Explanation 1: Wavelength division multiplexing
Wavelength Division Multiplexing (WDM) is a type of communication technology using optical fiber. By transmitting multiple optical signals (i.e. light with various wavelengths) simultaneously, it is possible to put more data on a single fiber. Optical signals processed by a multiplexer are transmitted on an optical fiber and are re-separated into the original multiple optical signals by a demultiplexer on the receiving side. While arrayed waveguide grating (AWG) is mainly used for multiplexing/demultiplexing light at present, the device size becomes larger with an increased number of multiplexed wavelengths. Since a photonic crystal optical circuit can transmit light along a path without loss, even if bent at a right angle, it is attracting attention as a new technology that can withstand increased wavelengths.

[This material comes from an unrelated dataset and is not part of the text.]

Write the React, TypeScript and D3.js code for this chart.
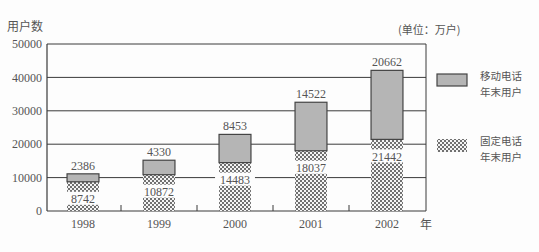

Explanation 2: Photonic crystal
A photonic crystal has a periodic structure based on the wavelength level of light. There are one-, two- and three-dimensional structures. Similar to the occurrence of a band gap in the energy levels of electrons due to the periodic potential of the nucleus, a photonic band gap of electromagnetic waves occurs in a photonic crystal, and light can be confined, bent sharply or branched easily by creating point, line and other arbitrary defects. With the advance of nanotechnology, it has become possible to create nanometer-size periodic structures artificially. Photonic crystal fibers with several dozen to more than one hundred holes in a section approximately 125 millimeters in diameter have also been realized.